Exploring the paper Kleinman, S. and Copp, M., 2009. Denying social harm: Students’ resistance to lessons about inequality. Teaching Sociology, 37(3), pp.283-293.
Blog four of five, in a series by Dr Chrissi McCarthy.
Kleinman. and Copp summarised four central beliefs that students held about social harm; these beliefs prevented students from seeing how the environments they were in impacted people’s behaviour.
Not every student held every belief to be true, and other beliefs were held; however, Kleinman. and Copp found these four beliefs to be strikingly common:
Harm happens when someone intentionally does something serious and obvious.
Students pictured harm as a single dramatic act by a ‘bad person’. Real‑life discrimination is often subtler than that.
Harm starts in the mind.
Students blamed individuals (‘bad apples’) and overlooked the environments, though jokes and routines that encourage harmful behaviour.”

There is always someone to blame for harm.
When there is no clear aggressor, students blame the victims by saying they did not work hard enough or care enough.
It can’t harm you if you enjoy it.
If someone enjoys an activity (for example, a ‘ladies’ night’), students find it hard to recognise its underlying sexism.
These core beliefs worked together to prevent students from seeing how harm was part of a wider picture, not an individual cause and effect.
Applying the learning
Using the beliefs as a foundation, Kleinman. and Copp then developed resources to help students develop their thinking, giving students control by assisting them to understand the hidden society they operate within.
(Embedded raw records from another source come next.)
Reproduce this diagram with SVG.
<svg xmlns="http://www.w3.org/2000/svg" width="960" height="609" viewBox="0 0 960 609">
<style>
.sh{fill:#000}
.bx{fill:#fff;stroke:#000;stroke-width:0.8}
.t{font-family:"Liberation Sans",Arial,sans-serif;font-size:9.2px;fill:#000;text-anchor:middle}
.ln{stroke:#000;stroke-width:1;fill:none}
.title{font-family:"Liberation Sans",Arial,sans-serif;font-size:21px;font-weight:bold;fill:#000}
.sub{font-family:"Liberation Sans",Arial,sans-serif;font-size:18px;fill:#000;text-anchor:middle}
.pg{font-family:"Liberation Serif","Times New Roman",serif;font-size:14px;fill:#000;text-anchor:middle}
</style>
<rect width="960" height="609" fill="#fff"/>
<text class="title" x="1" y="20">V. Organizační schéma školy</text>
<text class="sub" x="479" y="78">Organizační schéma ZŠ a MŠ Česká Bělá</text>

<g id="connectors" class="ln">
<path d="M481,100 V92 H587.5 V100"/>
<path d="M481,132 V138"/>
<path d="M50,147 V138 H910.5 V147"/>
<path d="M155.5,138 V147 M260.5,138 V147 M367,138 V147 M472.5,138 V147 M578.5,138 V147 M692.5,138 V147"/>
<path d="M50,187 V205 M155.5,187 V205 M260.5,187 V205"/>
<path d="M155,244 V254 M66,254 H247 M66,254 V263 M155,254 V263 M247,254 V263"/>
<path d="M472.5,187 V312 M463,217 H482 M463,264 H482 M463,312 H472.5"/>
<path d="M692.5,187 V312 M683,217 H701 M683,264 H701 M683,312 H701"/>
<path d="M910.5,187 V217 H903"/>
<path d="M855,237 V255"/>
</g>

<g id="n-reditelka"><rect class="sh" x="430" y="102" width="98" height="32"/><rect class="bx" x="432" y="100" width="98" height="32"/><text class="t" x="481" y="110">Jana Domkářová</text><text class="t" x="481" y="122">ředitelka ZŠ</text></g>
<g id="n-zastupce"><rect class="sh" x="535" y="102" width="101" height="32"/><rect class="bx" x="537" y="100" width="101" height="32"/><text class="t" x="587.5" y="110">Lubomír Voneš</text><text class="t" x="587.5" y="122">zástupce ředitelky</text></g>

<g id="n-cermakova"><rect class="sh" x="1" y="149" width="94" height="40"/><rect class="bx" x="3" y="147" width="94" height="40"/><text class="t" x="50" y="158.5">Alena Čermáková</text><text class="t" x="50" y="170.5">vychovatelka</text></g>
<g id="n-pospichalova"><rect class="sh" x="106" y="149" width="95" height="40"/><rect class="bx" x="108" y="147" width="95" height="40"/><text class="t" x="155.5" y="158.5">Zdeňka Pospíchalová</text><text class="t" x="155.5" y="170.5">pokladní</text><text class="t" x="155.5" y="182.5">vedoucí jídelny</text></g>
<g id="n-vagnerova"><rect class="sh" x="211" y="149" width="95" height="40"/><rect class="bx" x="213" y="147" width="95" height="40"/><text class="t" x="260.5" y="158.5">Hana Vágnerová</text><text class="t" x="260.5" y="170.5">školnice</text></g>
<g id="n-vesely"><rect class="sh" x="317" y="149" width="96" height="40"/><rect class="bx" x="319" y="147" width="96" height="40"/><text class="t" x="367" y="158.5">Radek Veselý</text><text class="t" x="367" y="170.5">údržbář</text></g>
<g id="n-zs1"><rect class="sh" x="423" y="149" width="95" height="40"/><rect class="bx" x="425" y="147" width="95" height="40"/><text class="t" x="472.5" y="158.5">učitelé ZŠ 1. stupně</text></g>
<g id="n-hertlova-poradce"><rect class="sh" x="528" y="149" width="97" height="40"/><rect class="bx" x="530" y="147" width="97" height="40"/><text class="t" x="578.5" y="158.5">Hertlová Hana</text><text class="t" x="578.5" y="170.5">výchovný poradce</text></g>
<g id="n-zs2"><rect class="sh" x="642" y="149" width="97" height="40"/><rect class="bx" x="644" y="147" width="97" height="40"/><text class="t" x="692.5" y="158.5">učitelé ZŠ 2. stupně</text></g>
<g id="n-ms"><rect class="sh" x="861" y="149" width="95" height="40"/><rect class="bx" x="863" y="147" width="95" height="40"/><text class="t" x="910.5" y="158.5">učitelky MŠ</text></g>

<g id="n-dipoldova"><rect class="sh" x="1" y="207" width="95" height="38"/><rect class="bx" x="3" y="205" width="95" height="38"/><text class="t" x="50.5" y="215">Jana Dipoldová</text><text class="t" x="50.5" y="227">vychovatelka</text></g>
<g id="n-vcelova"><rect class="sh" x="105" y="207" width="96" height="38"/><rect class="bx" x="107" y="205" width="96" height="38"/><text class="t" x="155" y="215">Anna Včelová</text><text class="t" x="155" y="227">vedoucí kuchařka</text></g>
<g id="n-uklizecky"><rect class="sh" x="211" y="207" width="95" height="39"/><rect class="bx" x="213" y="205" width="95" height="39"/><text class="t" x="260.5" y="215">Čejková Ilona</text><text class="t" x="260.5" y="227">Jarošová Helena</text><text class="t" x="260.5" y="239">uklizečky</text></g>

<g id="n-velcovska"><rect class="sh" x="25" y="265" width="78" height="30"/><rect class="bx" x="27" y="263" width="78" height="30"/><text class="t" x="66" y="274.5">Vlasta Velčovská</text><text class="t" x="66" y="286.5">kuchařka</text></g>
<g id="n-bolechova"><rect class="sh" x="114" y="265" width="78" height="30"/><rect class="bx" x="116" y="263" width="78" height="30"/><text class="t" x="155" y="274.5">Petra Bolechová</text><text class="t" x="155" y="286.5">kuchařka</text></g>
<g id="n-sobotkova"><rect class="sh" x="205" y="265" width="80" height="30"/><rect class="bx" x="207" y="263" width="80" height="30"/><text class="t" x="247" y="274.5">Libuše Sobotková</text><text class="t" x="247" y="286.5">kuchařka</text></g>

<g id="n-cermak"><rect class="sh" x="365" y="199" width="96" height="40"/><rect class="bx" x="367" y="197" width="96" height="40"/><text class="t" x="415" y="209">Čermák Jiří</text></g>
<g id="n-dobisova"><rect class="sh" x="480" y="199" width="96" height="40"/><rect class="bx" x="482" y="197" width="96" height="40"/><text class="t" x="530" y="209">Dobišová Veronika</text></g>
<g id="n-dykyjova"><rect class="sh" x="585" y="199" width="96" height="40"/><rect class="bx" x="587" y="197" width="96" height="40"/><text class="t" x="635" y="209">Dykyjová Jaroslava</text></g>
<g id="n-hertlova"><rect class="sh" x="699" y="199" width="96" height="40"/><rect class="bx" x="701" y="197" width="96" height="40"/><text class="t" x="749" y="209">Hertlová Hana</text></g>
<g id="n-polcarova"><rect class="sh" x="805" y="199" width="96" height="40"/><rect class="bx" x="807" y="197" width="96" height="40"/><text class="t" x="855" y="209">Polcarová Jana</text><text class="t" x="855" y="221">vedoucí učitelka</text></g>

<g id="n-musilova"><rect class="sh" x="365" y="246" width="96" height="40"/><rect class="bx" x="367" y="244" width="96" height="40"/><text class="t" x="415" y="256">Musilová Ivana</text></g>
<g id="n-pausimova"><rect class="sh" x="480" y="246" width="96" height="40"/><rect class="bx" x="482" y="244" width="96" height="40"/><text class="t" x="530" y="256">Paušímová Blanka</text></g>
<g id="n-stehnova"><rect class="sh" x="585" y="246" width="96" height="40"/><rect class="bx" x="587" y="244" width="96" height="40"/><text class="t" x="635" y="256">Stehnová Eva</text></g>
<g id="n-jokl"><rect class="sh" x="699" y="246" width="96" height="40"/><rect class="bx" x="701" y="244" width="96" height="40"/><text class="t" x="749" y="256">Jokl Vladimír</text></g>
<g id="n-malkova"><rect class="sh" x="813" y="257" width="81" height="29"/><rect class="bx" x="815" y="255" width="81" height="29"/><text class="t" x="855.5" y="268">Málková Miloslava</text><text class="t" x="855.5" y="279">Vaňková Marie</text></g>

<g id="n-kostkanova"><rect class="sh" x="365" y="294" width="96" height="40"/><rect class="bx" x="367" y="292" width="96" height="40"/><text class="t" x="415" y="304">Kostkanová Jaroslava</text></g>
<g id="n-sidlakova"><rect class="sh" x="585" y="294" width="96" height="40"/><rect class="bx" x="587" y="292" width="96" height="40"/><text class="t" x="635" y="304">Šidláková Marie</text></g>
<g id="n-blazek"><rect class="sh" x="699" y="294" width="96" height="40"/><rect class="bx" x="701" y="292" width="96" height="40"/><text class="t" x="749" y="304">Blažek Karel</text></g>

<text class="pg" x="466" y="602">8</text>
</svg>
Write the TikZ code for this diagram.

They suggest several ideas, including.
- Shift students’ focus away from “good people” vs. “bad people”. Instead, they wanted students to focus on how social behaviours can reproduce or challenge inequality.
- Encourage students to think about the experiences through groups, not just as individuals.
- Consider who is harmed and who benefits in group situations
I apply Kleinman. and Copp‘s ideas in my EDI training, where participants are in a space where they expect to learn and engage. As a facilitator, I may be more likely to engage with the thinking exercises I provide. If you are in a similar situation, this paper could stand you in good stead.

Adding context
If we recall our earlier blogs, we discussed the need for context, emphasising that different environments present distinct challenges. So, we need to consider how we use this information in our various contexts.
Your environment may not be suitable for applying the ideas presented in the paper directly.
However, it may provide some ways to consider how we approach EDI challenges, even if the paper does not precisely dictate a specific course of action.
For example, if I were in charge of the culture in a large organisation, I would use the findings of the paper to inform any attempts I might make to determine if people in the company had faced discrimination. Instead of asking a question like
“Have you faced discrimination in your role?
Or even a softer
“Have you ever felt you were treated unfavourably at work because of a personal characteristic (for example age, gender, race, religion, disability or sexual orientation)?
The paper we discussed today warns me that people don’t always recognise unequal behaviour as such, and direct questions like this could prevent me from gaining an informed picture of my organisation.
If I want to understand what is going on, I need to think a little deeper. I might pick a specific area I want to know more about, such as applying for a promotion, and ask groups with power and without it how they experienced each step of the process. I would then compare the answers to see if different experiences were apparent. Then seek to address them.
Wider still
Understanding EDI as a sociological problem, by which I mean one that considers the way our society functions, can feel like we are now tackling a bigger problem. And we are.
If our approach to tackling inequality fails to recognise the wider underpinnings of people’s behaviours, we are unlikely to achieve the change we suggest we are looking for.
As EDI practitioners, we should not only recognise the sociological underpinnings that impact our thinking, but we should also apply that thinking to our work, at the very least considering how organisational environments shape behaviour and how that behaviour, in turn, reproduces or challenges inequalities.
If we only work to fix the individual and not the environment, we are like people endlessly picking up apples that keep falling off a lorry, when we just need to close the door.